TASK BRIEF:
Spot each line in the records below where the word "this" occurs, then copy it.
:: EXERCISE INPUTS
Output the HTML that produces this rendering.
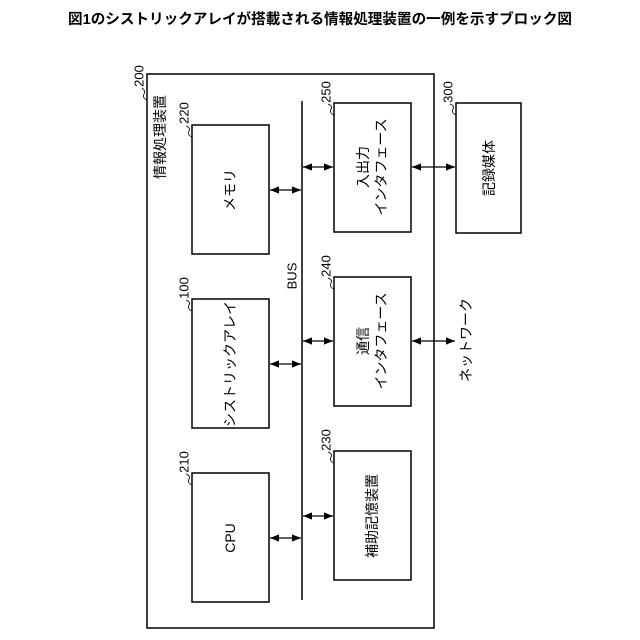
::::
:: EXERCISE INPUTS
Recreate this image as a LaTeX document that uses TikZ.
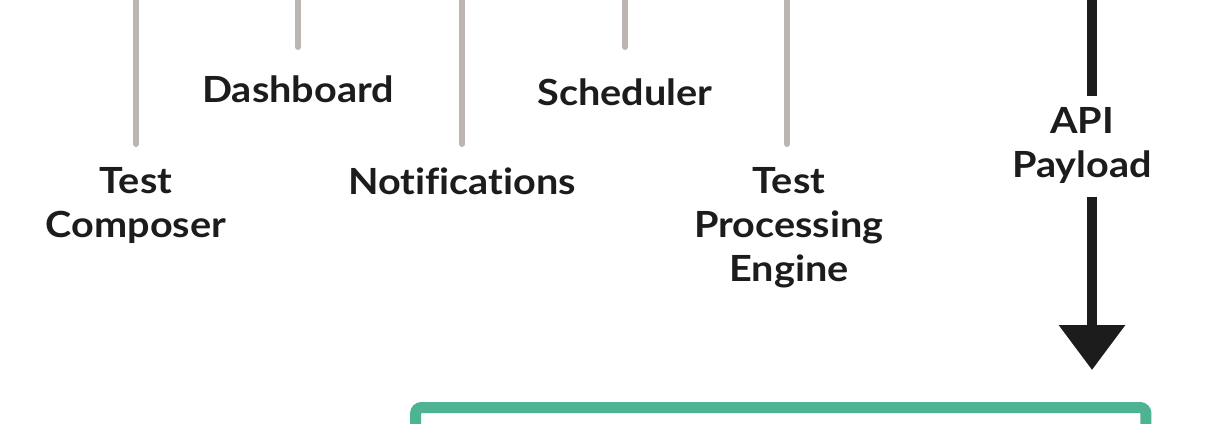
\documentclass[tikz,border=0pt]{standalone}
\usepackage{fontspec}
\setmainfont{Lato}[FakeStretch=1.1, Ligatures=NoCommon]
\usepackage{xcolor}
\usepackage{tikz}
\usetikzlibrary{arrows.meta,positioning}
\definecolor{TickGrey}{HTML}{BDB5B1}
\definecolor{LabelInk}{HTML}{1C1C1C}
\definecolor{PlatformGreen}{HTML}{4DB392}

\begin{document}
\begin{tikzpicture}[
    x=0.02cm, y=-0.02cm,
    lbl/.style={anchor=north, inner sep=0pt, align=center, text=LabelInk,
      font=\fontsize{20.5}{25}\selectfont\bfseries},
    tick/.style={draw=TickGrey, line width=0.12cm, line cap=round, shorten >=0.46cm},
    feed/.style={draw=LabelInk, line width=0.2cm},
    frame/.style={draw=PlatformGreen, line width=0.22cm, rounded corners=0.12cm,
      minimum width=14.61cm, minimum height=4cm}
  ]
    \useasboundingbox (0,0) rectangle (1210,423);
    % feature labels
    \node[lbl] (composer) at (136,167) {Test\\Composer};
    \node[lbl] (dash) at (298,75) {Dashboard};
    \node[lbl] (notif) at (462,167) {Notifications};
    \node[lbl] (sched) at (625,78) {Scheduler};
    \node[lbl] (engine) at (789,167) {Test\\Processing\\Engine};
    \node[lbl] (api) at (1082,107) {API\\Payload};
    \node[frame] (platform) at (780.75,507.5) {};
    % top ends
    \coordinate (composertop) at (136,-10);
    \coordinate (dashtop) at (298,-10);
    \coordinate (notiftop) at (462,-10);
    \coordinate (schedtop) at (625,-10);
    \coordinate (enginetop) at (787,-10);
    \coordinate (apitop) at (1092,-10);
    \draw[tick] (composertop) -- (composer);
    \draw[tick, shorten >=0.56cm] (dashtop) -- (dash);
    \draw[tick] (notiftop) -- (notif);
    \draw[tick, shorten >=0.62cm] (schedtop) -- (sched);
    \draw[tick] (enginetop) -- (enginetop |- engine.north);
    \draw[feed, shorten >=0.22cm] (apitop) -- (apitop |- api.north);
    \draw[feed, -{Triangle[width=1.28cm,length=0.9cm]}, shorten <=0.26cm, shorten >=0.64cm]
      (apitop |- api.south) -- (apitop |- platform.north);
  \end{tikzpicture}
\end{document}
::::
TASK SOLUTION:
Output the HTML that produces this rendering.
Recreate this image as a LaTeX document that uses TikZ.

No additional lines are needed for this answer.